Kurt Vonnegut - SlaughterHouse-Five

Wednesday, July 02, 2003

Sometimes I see that the same trouble I have with the modern business is very close in association I have with traditional Judiasm. I did my training for the new security company I am working for, who won't tell me where exactly I'll be working until my uniform arrives. Yes, the true hell among hells is upon me. It's blazer and tie this round. Damn their eyes! I've already seen the affair I'll wear, and I'm just now coming down off hard ugly suit Bar Mitzvah flashblacks.. The purple velour... is crawling in my mind......

Uh, yeah. Sometimes I see that the same trouble I have with the modern business is very close in association I have with traditional Judaism. Even though the two other new employs and I all had prior security training, and most of the necessary permits, they still made us watch the training video tapes meant for untrained rookies, until we talked them out of it after an hour of training tapes. The corner of my eye is still twitching from watching the example of a guy getting caught smoking in the warehouse, repeated three times. The acting makes Pauly Shore closer to Sir Laurence Olivier. It was the unnecessity of the act of watching the training tapes, like Judaism, the delivery of blessings aren't complete without making the motions. Think about it. How much real difference might there be between management procedure and religious prayer. Why is it necessary to exactly follow the guidelines as if they evoke efficiency and propiety themselves, and were not always necessary to help production overcome cost.

But with much gladness, I am employed again. This crap job feels even better then the last security hire, because now I know I have something to make the mundanity worth it. The possible perspicious path from out of my gilded cage and out into the real world, which would focus somewhere around Seattle. I'm going to be running on caffeine and hope. Okay enough of this Jonathan Livingston Seagull shit. Be, not do. Do, not be.
Way too damn early.

But I am to be employed again, as another well-groomed and noble guardian of the San Francisco High Rise. I leave now to sacrifice a day of actually learning something to be indoctrinated by the video and papers of my new employer. I love security, it's like hiring misanthropic sheep to watch the rest of the lambchops. If my psyche wasn't nearly fully focused on the desire for a bottle of juice and one of those custard-filled donuts with the chocolate frosting, I should write something greatly profound about the life balance of means against ends. Hell with it.

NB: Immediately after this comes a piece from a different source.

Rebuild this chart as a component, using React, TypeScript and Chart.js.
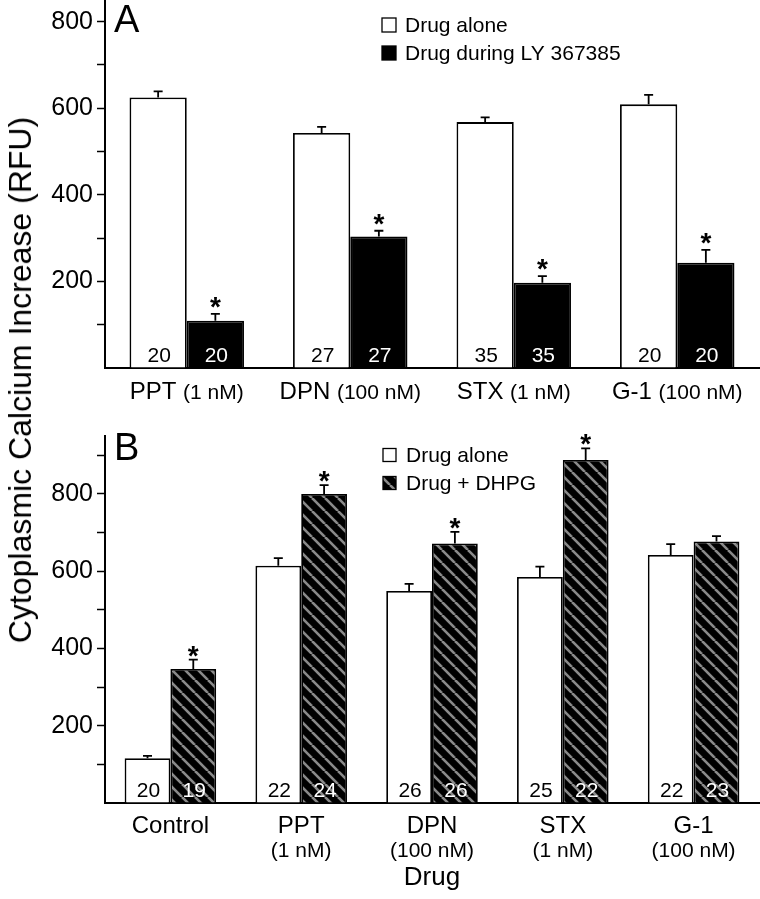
import React, { useEffect, useRef } from 'react';
import { Chart, registerables } from 'chart.js';
Chart.register(...registerables);

const FONT = '"Liberation Sans", Arial, Helvetica, sans-serif';

// ---------- Panel A data ----------
const catsA = ['PPT', 'DPN', 'STX', 'G-1'];
const concA = ['(1 nM)', '(100 nM)', '(1 nM)', '(100 nM)'];
const aloneA = [625, 543, 568, 609];
const aloneErrA = [14, 14, 11, 22];
const lyA = [109, 304, 197, 243];
const lyErrA = [16, 13, 15, 30];
const nAloneA = [20, 27, 35, 20];
const nLyA = [20, 27, 35, 20];
const sigAloneA = [false, false, false, false];
const sigLyA = [true, true, true, true];
const legendA = ['Drug alone', 'Drug during LY 367385'];

// ---------- Panel B data ----------
const catsB = ['Control', 'PPT', 'DPN', 'STX', 'G-1'];
const concB = ['', '(1 nM)', '(100 nM)', '(1 nM)', '(100 nM)'];
const aloneB = [116, 614, 549, 585, 642];
const aloneErrB = [6, 20, 18, 27, 28];
const dhpgB = [347, 800, 672, 888, 677];
const dhpgErrB = [24, 23, 30, 30, 14];
const nAloneB = [20, 22, 26, 25, 22];
const nDhpgB = [19, 24, 26, 22, 23];
const sigAloneB = [false, false, false, false, false];
const sigDhpgB = [true, true, true, true, false];
const legendB = ['Drug alone', 'Drug + DHPG'];

const yTickLabels = [200, 400, 600, 800];
const yTitle = 'Cytoplasmic Calcium Increase (RFU)';
const xTitleB = 'Drug';

function makeHatch(): CanvasPattern | string {
  const s = 13;
  const c = document.createElement('canvas');
  c.width = s;
  c.height = s;
  const g = c.getContext('2d');
  if (!g) return '#000';
  g.fillStyle = '#000';
  g.fillRect(0, 0, s, s);
  g.strokeStyle = '#8a8a8a';
  g.lineWidth = 2.6;
  for (const k of [-1, 0, 1]) {
    g.beginPath();
    g.moveTo(k * s, 0);
    g.lineTo(k * s + s, s);
    g.stroke();
  }
  return g.createPattern(c, 'repeat') || '#000';
}

type Series = {
  values: number[];
  errs: number[];
  n: number[];
  sig: boolean[];
  nColor: string;
};

type Cfg = {
  series: Series[];
  cats: string[];
  conc: string[];
  twoLine: boolean;
  letter: string;
  letterXY: [number, number];
  legend: string[];
  legendFills: (string | CanvasPattern)[];
  legendX: number;
  legendY: number[];
  legendBox: number;
  starOffset: number;
  xTitle?: string;
};

function annotPlugin(cfg: Cfg) {
  return {
    id: 'annot',
    afterDatasetsDraw(chart: any) {
      const ctx: CanvasRenderingContext2D = chart.ctx;
      const ys = chart.scales.y;
      const xs = chart.scales.x;
      const base = ys.getPixelForValue(0);
      ctx.save();
      cfg.series.forEach((s, di) => {
        const meta = chart.getDatasetMeta(di);
        meta.data.forEach((bar: any, i: number) => {
          const cx = bar.x;
          const top = ys.getPixelForValue(s.values[i]);
          const et = ys.getPixelForValue(s.values[i] + s.errs[i]);
          ctx.strokeStyle = '#000';
          ctx.lineWidth = 1.8;
          ctx.beginPath();
          ctx.moveTo(cx, top);
          ctx.lineTo(cx, et);
          ctx.moveTo(cx - 4.5, et);
          ctx.lineTo(cx + 4.5, et);
          ctx.stroke();
          if (s.sig[i]) {
            ctx.fillStyle = '#000';
            ctx.font = `bold 28px ${FONT}`;
            ctx.textAlign = 'center';
            ctx.textBaseline = 'alphabetic';
            ctx.fillText('*', cx, et + cfg.starOffset);
          }
          ctx.fillStyle = s.nColor;
          ctx.font = `21px ${FONT}`;
          ctx.textAlign = 'center';
          ctx.textBaseline = 'alphabetic';
          ctx.fillText(String(s.n[i]), cx + 1, base - 6);
        });
      });

      // category labels
      ctx.fillStyle = '#000';
      ctx.textBaseline = 'alphabetic';
      cfg.cats.forEach((c, i) => {
        const cx = xs.getPixelForValue(i);
        if (!cfg.twoLine) {
          const f1 = `24px ${FONT}`;
          const f2 = `21px ${FONT}`;
          ctx.font = f1;
          const w1 = ctx.measureText(c + ' ').width;
          ctx.font = f2;
          const w2 = ctx.measureText(cfg.conc[i]).width;
          const start = cx - (w1 + w2) / 2;
          ctx.textAlign = 'left';
          ctx.font = f1;
          ctx.fillText(c, start, base + 31);
          ctx.font = f2;
          ctx.fillText(cfg.conc[i], start + w1, base + 31);
        } else {
          ctx.textAlign = 'center';
          ctx.font = `24px ${FONT}`;
          ctx.fillText(c, cx, base + 30);
          if (cfg.conc[i]) {
            ctx.font = `21px ${FONT}`;
            ctx.fillText(cfg.conc[i], cx, base + 54);
          }
        }
      });
      if (cfg.xTitle) {
        ctx.textAlign = 'center';
        ctx.font = `26px ${FONT}`;
        ctx.fillText(cfg.xTitle, (chart.chartArea.left + chart.chartArea.right) / 2, base + 82);
      }

      // panel letter
      ctx.textAlign = 'left';
      ctx.font = `38px ${FONT}`;
      ctx.fillText(cfg.letter, cfg.letterXY[0], cfg.letterXY[1]);

      // legend
      cfg.legend.forEach((t, i) => {
        const b = cfg.legendBox;
        const yy = cfg.legendY[i];
        ctx.fillStyle = cfg.legendFills[i] as any;
        ctx.fillRect(cfg.legendX, yy - b / 2, b, b);
        ctx.strokeStyle = '#000';
        ctx.lineWidth = 1.3;
        ctx.strokeRect(cfg.legendX, yy - b / 2, b, b);
        ctx.fillStyle = '#000';
        ctx.font = `21px ${FONT}`;
        ctx.textAlign = 'left';
        ctx.textBaseline = 'middle';
        ctx.fillText(t, cfg.legendX + 23, yy + 1);
        ctx.textBaseline = 'alphabetic';
      });
      ctx.restore();
    },
  };
}

function makeOptions(max: number, xHeight: number, padTop: number) {
  return {
    responsive: false,
    animation: false as const,
    layout: { autoPadding: false, padding: { top: padTop, left: 0, right: 1, bottom: 0 } },
    plugins: { legend: { display: false }, tooltip: { enabled: false } },
    scales: {
      x: {
        grid: { display: true, drawOnChartArea: false, drawTicks: false },
        border: { display: true, color: '#000', width: 2 },
        ticks: { display: false },
        afterFit: (s: any) => {
          s.height = xHeight;
          s.paddingLeft = 0;
          s.paddingRight = 0;
        },
      },
      y: {
        min: 0,
        max,
        grid: {
          display: true,
          drawOnChartArea: false,
          drawTicks: true,
          tickLength: 8,
          tickWidth: 1.5,
          tickColor: (c: any) => (c.tick && c.tick.value === 0 ? 'rgba(0,0,0,0)' : '#000'),
        },
        border: { display: true, color: '#000', width: 2 },
        ticks: {
          stepSize: 100,
          includeBounds: false,
          padding: 4,
          color: '#000',
          font: { family: FONT, size: 25 },
          callback: (v: any) => (yTickLabels.includes(Number(v)) ? String(v) : ''),
        },
        afterFit: (s: any) => {
          s.width = 105;
          s.paddingTop = 0;
          s.paddingBottom = 0;
        },
      },
    },
  };
}

function PanelA() {
  const ref = useRef<HTMLCanvasElement>(null);
  useEffect(() => {
    if (!ref.current) return;
    const cfg: Cfg = {
      series: [
        { values: aloneA, errs: aloneErrA, n: nAloneA, sig: sigAloneA, nColor: '#000' },
        { values: lyA, errs: lyErrA, n: nLyA, sig: sigLyA, nColor: '#fff' },
      ],
      cats: catsA,
      conc: concA,
      twoLine: false,
      letter: 'A',
      letterXY: [114, 32],
      legend: legendA,
      legendFills: ['#fff', '#000'],
      legendX: 382,
      legendY: [25, 53],
      legendBox: 14,
      starOffset: 2,
    };
    const chart = new Chart(ref.current, {
      type: 'bar',
      data: {
        labels: catsA,
        datasets: [
          { label: legendA[0], data: aloneA, backgroundColor: '#fff', borderColor: '#000', borderWidth: 1.8, categoryPercentage: 0.7, barPercentage: 1 },
          { label: legendA[1], data: lyA, backgroundColor: '#000', borderColor: '#000', borderWidth: 1.8, categoryPercentage: 0.7, barPercentage: 1 },
        ],
      },
      options: makeOptions(850, 52, 0) as any,
      plugins: [annotPlugin(cfg)],
    });
    return () => chart.destroy();
  }, []);
  return <canvas ref={ref} width={760} height={420} style={{ position: 'absolute', left: 0, top: 0, width: 760, height: 420 }} />;
}

function PanelB() {
  const ref = useRef<HTMLCanvasElement>(null);
  useEffect(() => {
    if (!ref.current) return;
    const hatch = makeHatch();
    const cfg: Cfg = {
      series: [
        { values: aloneB, errs: aloneErrB, n: nAloneB, sig: sigAloneB, nColor: '#000' },
        { values: dhpgB, errs: dhpgErrB, n: nDhpgB, sig: sigDhpgB, nColor: '#fff' },
      ],
      cats: catsB,
      conc: concB,
      twoLine: true,
      letter: 'B',
      letterXY: [114, 40],
      legend: legendB,
      legendFills: ['#fff', hatch],
      legendX: 383,
      legendY: [35, 63],
      legendBox: 13,
      starOffset: 5,
      xTitle: xTitleB,
    };
    const chart = new Chart(ref.current, {
      type: 'bar',
      data: {
        labels: catsB,
        datasets: [
          { label: legendB[0], data: aloneB, backgroundColor: '#fff', borderColor: '#000', borderWidth: 1.8, categoryPercentage: 0.7, barPercentage: 1 },
          { label: legendB[1], data: dhpgB, backgroundColor: hatch as any, borderColor: '#000', borderWidth: 1.8, categoryPercentage: 0.7, barPercentage: 1 },
        ],
      },
      options: makeOptions(950, 96, 16) as any,
      plugins: [annotPlugin(cfg)],
    });
    return () => chart.destroy();
  }, []);
  return <canvas ref={ref} width={760} height={479} style={{ position: 'absolute', left: 0, top: 420, width: 760, height: 479 }} />;
}

export default function App() {
  return (
    <div style={{ position: 'absolute', left: 0, top: 0, width: 760, height: 899, background: '#fff', overflow: 'hidden' }}>
      <PanelA />
      <PanelB />
      <div
        style={{
          position: 'absolute',
          left: 20,
          top: 380,
          transform: 'translate(-50%, -50%) rotate(-90deg)',
          whiteSpace: 'nowrap',
          fontFamily: FONT,
          fontSize: 32,
          color: '#000',
          lineHeight: 1,
        }}
      >
        {yTitle}
      </div>
    </div>
  );
}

"Like any man of sense and feeling, I abominate work." Aldous Huxley

Tuesday, July 01, 2003

Watching "Saint Valentine's Massacre" ( A Roger Corman Classic)
Jack Nicholson does a terrible gangster accent.. and could he have ever looked so young?

After yesterday's thought on God, on my walk to the psychotherapist, I decided that if I ever met God that it would be over lunch. Preferably at a kosher delicatessen. It's nothing that Jewish, mind you. Okay, it's something that Jewish. But, I realized that dinner would be too formal, and I'd never ask the right questions over breakfast. Lunch is a casual mid-day kind of nosh, where God and I could have some nice sandwiches after matzoh ball soup, and then have a nice walk afterward. I don't know if I'd ask the big questions, since I don't know if even God has the answers to those mysteries. I think God would just have the best opinions on the matter. The only real problem I'd have over sharing a meal with God would be, who picks up the check.